Schonfield's quasi-messianic Paul also brings to mind Walter Schmithals's sketch of the Gnostic apostolate appropriated by Paul and other early Christian missioners. Schmithals shows (The Office of Apostle in the Early Church) how the earliest apostles were Gnostic redeemer-mystagogues who preached the gospel of the Cosmic Christ whose light-sparks were scattered among the souls of the elect, to whom they preached. This Christ/Primal Man had never before been incarnated on earth--until now, in the form of the awakened apostolos and his converts, as they together realized their true identity. Schmithals suggested that Paul and others had taken over pretty much the same notion, only on behalf of Jesus of Nazareth, a recent historical figure.
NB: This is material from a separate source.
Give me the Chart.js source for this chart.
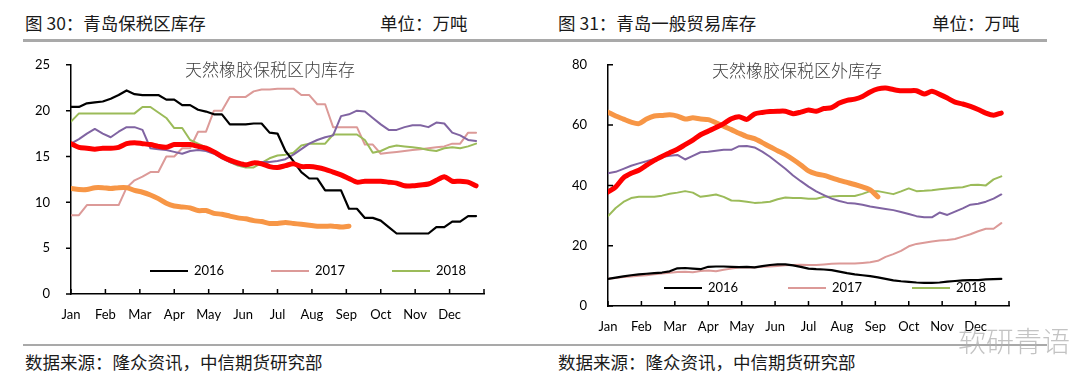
<!DOCTYPE html>
<html>
<head>
<meta charset="utf-8">
<script src="https://cdn.jsdelivr.net/npm/chart.js@4.4.0/dist/chart.umd.min.js"></script>
<style>
  html, body { margin: 0; padding: 0; background: #fff; }
  body { width: 1080px; height: 382px; position: relative; overflow: hidden;
         font-family: "Noto Sans CJK SC", sans-serif; }
  .t { position: absolute; font-size: 17.5px; color: #1a1a1a; white-space: nowrap; line-height: 1; }
  .note { position: absolute; font-size: 17px; color: #3c3c3c; white-space: nowrap; line-height: 1; font-weight: 300; }
  .rule { position: absolute; background: #a9a9a9; }
  .box { position: absolute; }
  .mark { position: absolute; font-size: 28px; color: rgba(175,175,175,0.75); white-space: nowrap; line-height: 1; font-weight: 300; }
</style>
</head>
<body>

<div class="t" style="left:25px;top:14px;">图 30：青岛保税区库存</div>
<div class="t" style="left:380px;top:14px;">单位：万吨</div>
<div class="t" style="left:558px;top:14px;">图 31：青岛一般贸易库存</div>
<div class="t" style="left:932px;top:14px;">单位：万吨</div>
<div class="rule" style="left:23px;top:39px;width:1024px;height:3px;"></div>

<div class="box" style="left:0;top:44px;width:520px;height:300px;"><canvas id="bonded"></canvas></div>
<div class="box" style="left:540px;top:44px;width:520px;height:300px;"><canvas id="trade"></canvas></div>

<div class="note" style="left:185px;top:60px;">天然橡胶保税区内库存</div>
<div class="note" style="left:712px;top:61px;">天然橡胶保税区外库存</div>

<div class="rule" style="left:23px;top:344px;width:1024px;height:2px;"></div>
<div class="t" style="left:25px;top:353px;">数据来源：隆众资讯，中信期货研究部</div>
<div class="t" style="left:558px;top:353px;">数据来源：隆众资讯，中信期货研究部</div>
<div class="mark" style="left:958px;top:326px;">软研青语</div>

<script>
// ========================
// DATA (weekly, 52 points per year)
// ========================

const monthLabels = ["Jan", "Feb", "Mar", "Apr", "May", "Jun", "Jul", "Aug", "Sep", "Oct", "Nov", "Dec", ""];
const legendYears = ["2016", "2017", "2018"];

// 青岛保税区库存 (万吨)
const bondedRed = [16.4, 16.0, 15.9, 15.8, 15.9, 15.9, 16.0, 16.4, 16.5, 16.4, 16.3, 16.1, 16.0, 16.3, 16.3, 16.3,
  16.1, 15.9, 15.5, 15.0, 14.6, 14.3, 14.1, 14.3, 14.2, 13.9, 13.8, 14.0, 14.2, 13.9, 13.9, 13.8, 13.6, 13.3,
  13.0, 12.6, 12.2, 12.3, 12.3, 12.3, 12.2, 12.1, 11.8, 11.8, 11.9, 12.0, 12.4, 12.8, 12.3, 12.3, 12.2, 11.8];
const bondedOrange = [11.5, 11.4, 11.4, 11.6, 11.6, 11.5, 11.6, 11.6, 11.3, 11.1, 10.8, 10.4, 9.9, 9.6, 9.5, 9.4,
  9.1, 9.1, 8.8, 8.7, 8.5, 8.3, 8.2, 8.0, 7.9, 7.7, 7.7, 7.8, 7.7, 7.6, 7.5, 7.4, 7.4, 7.4, 7.3, 7.4];
const bondedBlack = [20.4, 20.4, 20.8, 20.9, 21.0, 21.3, 21.7, 22.2, 21.8, 21.7, 21.7, 21.7, 21.2, 21.2, 20.6, 20.6,
  20.1, 19.9, 19.6, 19.6, 18.5, 18.5, 18.5, 18.6, 18.6, 17.6, 17.5, 15.6, 14.5, 13.3, 12.6, 12.6, 11.3, 11.3,
  11.3, 9.3, 9.3, 8.3, 8.3, 8.0, 7.3, 6.6, 6.6, 6.6, 6.6, 6.6, 7.3, 7.3, 7.9, 7.9, 8.5, 8.5];
const bondedPurple = [16.4, 16.9, 17.5, 18.0, 17.5, 17.1, 17.7, 18.2, 18.2, 17.9, 15.9, 15.8, 15.7, 15.5, 15.3, 15.6,
  15.7, 15.6, 15.3, 14.8, 14.4, 14.1, 13.9, 14.2, 14.4, 14.4, 14.5, 14.7, 15.2, 15.8, 16.4, 16.8, 17.1, 17.3,
  19.4, 19.6, 20.0, 19.9, 19.2, 18.5, 17.9, 17.9, 18.2, 18.4, 18.4, 18.2, 18.7, 18.6, 17.6, 17.3, 16.8, 16.7];
const bondedGreen = [18.8, 19.7, 19.7, 19.7, 19.7, 19.7, 19.7, 19.7, 19.7, 20.4, 20.4, 19.8, 19.2, 18.1, 18.1, 16.8,
  16.4, 16.0, 15.5, 15.0, 14.4, 14.0, 13.8, 13.8, 14.3, 14.8, 15.1, 15.2, 15.4, 16.2, 16.4, 16.4, 16.4, 17.4,
  17.4, 17.4, 17.4, 16.8, 15.4, 15.6, 16.0, 16.2, 16.1, 16.0, 15.9, 15.7, 15.6, 15.9, 16.0, 15.9, 16.1, 16.4];
const bondedPink = [8.6, 8.6, 9.7, 9.7, 9.7, 9.7, 9.7, 11.6, 12.4, 12.8, 13.3, 13.3, 15.0, 15.0, 15.9, 15.9,
  17.7, 17.7, 20.0, 20.0, 21.5, 21.5, 21.5, 22.1, 22.3, 22.3, 22.4, 22.4, 22.4, 21.7, 21.7, 20.7, 20.7, 18.2,
  18.2, 18.2, 18.2, 16.3, 16.3, 15.3, 15.4, 15.5, 15.6, 15.7, 15.8, 15.9, 16.0, 16.1, 16.4, 16.4, 17.6, 17.6];

// 青岛一般贸易库存 (万吨)
const tradeRed = [37.8, 39.5, 42.5, 44.0, 45.0, 46.7, 48.3, 49.6, 50.8, 52.0, 53.5, 55.0, 56.8, 58.0, 59.2, 60.5,
  62.1, 62.8, 61.9, 63.7, 64.2, 64.5, 64.6, 64.6, 63.8, 64.3, 65.0, 64.6, 65.5, 65.8, 67.3, 68.2, 68.6, 69.5,
  71.0, 72.0, 72.3, 71.8, 71.4, 71.4, 71.4, 70.3, 71.2, 70.2, 69.0, 67.6, 67.0, 66.2, 65.2, 64.0, 63.3, 64.0];
const tradeOrange = [64.3, 63.0, 62.0, 61.0, 60.5, 62.0, 63.0, 63.2, 63.4, 63.0, 62.0, 62.4, 62.0, 61.8, 60.8, 59.6,
  58.5, 57.3, 56.2, 55.5, 54.2, 52.8, 51.5, 50.2, 48.6, 46.8, 44.8, 43.8, 43.3, 42.5, 41.7, 41.0, 40.3, 39.5,
  38.5, 36.2];
const tradeBlack = [9.0, 9.4, 9.8, 10.2, 10.5, 10.7, 10.9, 11.1, 11.5, 12.5, 12.6, 12.4, 12.2, 13.0, 13.1, 13.1,
  13.0, 12.9, 13.0, 12.8, 13.2, 13.6, 13.8, 13.8, 13.5, 13.0, 12.4, 12.2, 12.1, 11.9, 11.4, 10.9, 10.5, 10.2,
  9.9, 9.5, 9.0, 8.5, 8.2, 8.0, 7.8, 7.7, 7.7, 7.8, 8.1, 8.3, 8.5, 8.6, 8.6, 8.8, 8.9, 9.0];
const tradePurple = [44.0, 44.5, 45.5, 46.5, 47.3, 48.0, 48.8, 49.4, 49.8, 50.1, 48.6, 49.8, 51.0, 51.2, 51.5, 51.8,
  51.8, 53.0, 53.1, 52.6, 51.2, 49.5, 47.5, 45.5, 43.3, 41.4, 39.6, 38.0, 36.8, 35.6, 34.8, 34.2, 34.0, 33.6,
  33.0, 32.6, 32.2, 31.8, 31.2, 30.5, 29.8, 29.4, 29.4, 31.0, 30.2, 31.3, 32.4, 33.6, 33.9, 34.6, 35.6, 37.0];
const tradeGreen = [29.8, 32.5, 34.5, 35.8, 36.2, 36.2, 36.2, 36.6, 37.2, 37.6, 38.1, 37.6, 36.2, 36.6, 37.0, 36.2,
  35.0, 34.9, 34.6, 34.2, 34.3, 34.6, 35.4, 36.0, 35.8, 35.8, 35.6, 35.6, 36.2, 36.3, 36.5, 36.5, 36.5, 37.2,
  38.1, 38.1, 37.6, 37.1, 38.0, 39.0, 38.1, 38.2, 38.4, 38.7, 39.0, 39.2, 39.4, 40.1, 40.2, 40.0, 42.0, 43.0];
const tradePink = [9.0, 9.3, 9.6, 9.8, 10.0, 10.2, 10.5, 10.8, 11.0, 11.3, 11.4, 11.2, 11.6, 11.8, 11.5, 12.0,
  12.4, 12.8, 12.8, 12.8, 13.0, 13.1, 13.3, 13.5, 13.6, 13.7, 13.6, 13.6, 13.8, 14.0, 14.1, 14.1, 14.1, 14.3,
  14.5, 15.0, 16.3, 17.2, 18.3, 19.8, 20.6, 21.0, 21.4, 21.7, 21.9, 22.2, 23.0, 23.8, 24.8, 25.6, 25.6, 27.5];

// ========================
// CHART HELPERS
// ========================

const WEEKS_PER_YEAR = 52;
const FONT = "Lato, 'Liberation Sans', sans-serif";

function toPoints(values) {
  return values.map((v, i) => ({ x: i, y: v }));
}

function line(label, values, color, width) {
  return {
    label,
    data: toPoints(values),
    borderColor: color,
    backgroundColor: color,
    borderWidth: width,
    pointRadius: 0,
    tension: width > 3 ? 0.25 : 0,
    borderJoinStyle: 'round',
    borderCapStyle: 'round',
    fill: false
  };
}

// small tick marks on both axes (x marks point into the plot)
const axisTicks = {
  id: 'axisTicks',
  afterDraw(chart, args, opts) {
    const { ctx } = chart;
    const xs = chart.scales.x, ys = chart.scales.y;
    ctx.save();
    ctx.strokeStyle = '#000';
    ctx.lineWidth = 1.5;
    ctx.beginPath();
    xs.ticks.forEach(t => {
      const px = xs.getPixelForValue(t.value);
      ctx.moveTo(px, xs.top);
      ctx.lineTo(px, xs.top - 5);
    });
    ys.ticks.forEach(t => {
      const py = ys.getPixelForValue(t.value);
      ctx.moveTo(ys.right, py);
      ctx.lineTo(ys.right + opts.yDir * 5, py);
    });
    ctx.stroke();
    ctx.restore();
  }
};

// legend drawn inside the plot, only for the listed years
const lineLegend = {
  id: 'lineLegend',
  afterDraw(chart, args, opts) {
    const { ctx, chartArea } = chart;
    const y = chartArea.bottom - opts.dy;
    ctx.save();
    ctx.font = '13px ' + FONT;
    ctx.textBaseline = 'middle';
    opts.items.forEach((label, i) => {
      const ds = chart.data.datasets.find(d => d.label === label);
      const x0 = chartArea.left + opts.dx + i * opts.step;
      ctx.strokeStyle = ds.borderColor;
      ctx.lineWidth = ds.borderWidth;
      ctx.beginPath();
      ctx.moveTo(x0, y);
      ctx.lineTo(x0 + 38, y);
      ctx.stroke();
      ctx.fillStyle = '#000';
      ctx.fillText(label, x0 + 44, y);
    });
    ctx.restore();
  }
};

function makeChart(id, datasets, yMax, yStep, cfg) {
  return new Chart(document.getElementById(id), {
    type: 'line',
    data: { datasets },
    options: {
      responsive: true,
      maintainAspectRatio: false,
      animation: false,
      layout: { padding: cfg.padding },
      plugins: {
        legend: { display: false },
        tooltip: { enabled: false },
        axisTicks: { yDir: cfg.yDir },
        lineLegend: cfg.legend
      },
      scales: {
        x: {
          type: 'linear',
          min: 0,
          max: WEEKS_PER_YEAR,
          afterBuildTicks: scale => {
            scale.ticks = monthLabels.map((m, i) => ({ value: i * WEEKS_PER_YEAR / 12 }));
          },
          afterFit: scale => { scale.height = 34; },
          grid: { display: false },
          border: { display: true, color: '#000', width: 1.5 },
          ticks: {
            autoSkip: false,
            maxRotation: 0,
            padding: 5,
            color: '#000',
            font: { family: FONT, size: 13 },
            callback: (v, i) => monthLabels[i]
          }
        },
        y: {
          min: 0,
          max: yMax,
          afterFit: scale => { scale.width = cfg.yWidth; },
          grid: { display: false },
          border: { display: true, color: '#000', width: 1.5 },
          ticks: {
            stepSize: yStep,
            padding: 13,
            color: '#000',
            font: { family: FONT, size: 13 }
          }
        }
      }
    },
    plugins: [axisTicks, lineLegend]
  });
}

// ========================
// INITIALIZATION
// ========================

makeChart('bonded', [
  line('2014', bondedRed, '#ff0000', 5),
  line('2019', bondedOrange, '#f79646', 5),
  line('2016', bondedBlack, '#000000', 2.2),
  line('2015', bondedPurple, '#8064a2', 2),
  line('2018', bondedGreen, '#9bbb59', 2),
  line('2017', bondedPink, '#dc9a98', 2)
], 25, 5, {
  padding: { left: 0, top: 11, right: 36, bottom: 16 },
  yWidth: 71,
  yDir: -1,
  legend: { items: legendYears, dx: 79, dy: 23, step: 121 }
});

makeChart('trade', [
  line('2014', tradeRed, '#ff0000', 5),
  line('2019', tradeOrange, '#f79646', 5),
  line('2016', tradeBlack, '#000000', 2.2),
  line('2015', tradePurple, '#8064a2', 2),
  line('2018', tradeGreen, '#9bbb59', 2),
  line('2017', tradePink, '#dc9a98', 2)
], 80, 20, {
  padding: { left: 0, top: 12, right: 51, bottom: 4 },
  yWidth: 68,
  yDir: 1,
  legend: { items: legendYears, dx: 56, dy: 18, step: 124 }
});
</script>
</body>
</html>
On Schonfield's reading, Paul's conception of his mission as an earthly manifestation of a heavenly Christ (albeit one who had lived on earth and returned to heaven) would provide a missing link helping to explain how Paul came to appropriate the Gnostic apostolate.

It is interesting to note how the Jewish Encyclopedia echoes many of Schonfeld's sentiments, and thus how close Jews would come to accepting Jesus / Yashua if it were not for Paul's identification with what today is called "Christianity." For example, in "Paul of Tarsus," Jewish Encyclopedia, we read:

Evidently Paul entertained long before his vision [outside Damascus] those notions of the Son of God which he afterward expressed; but the identification of his Gnostic Christ with the crucified Jesus of the church he had formerly antagonized was possibly the result of a mental paroxysm experienced in the form of visions.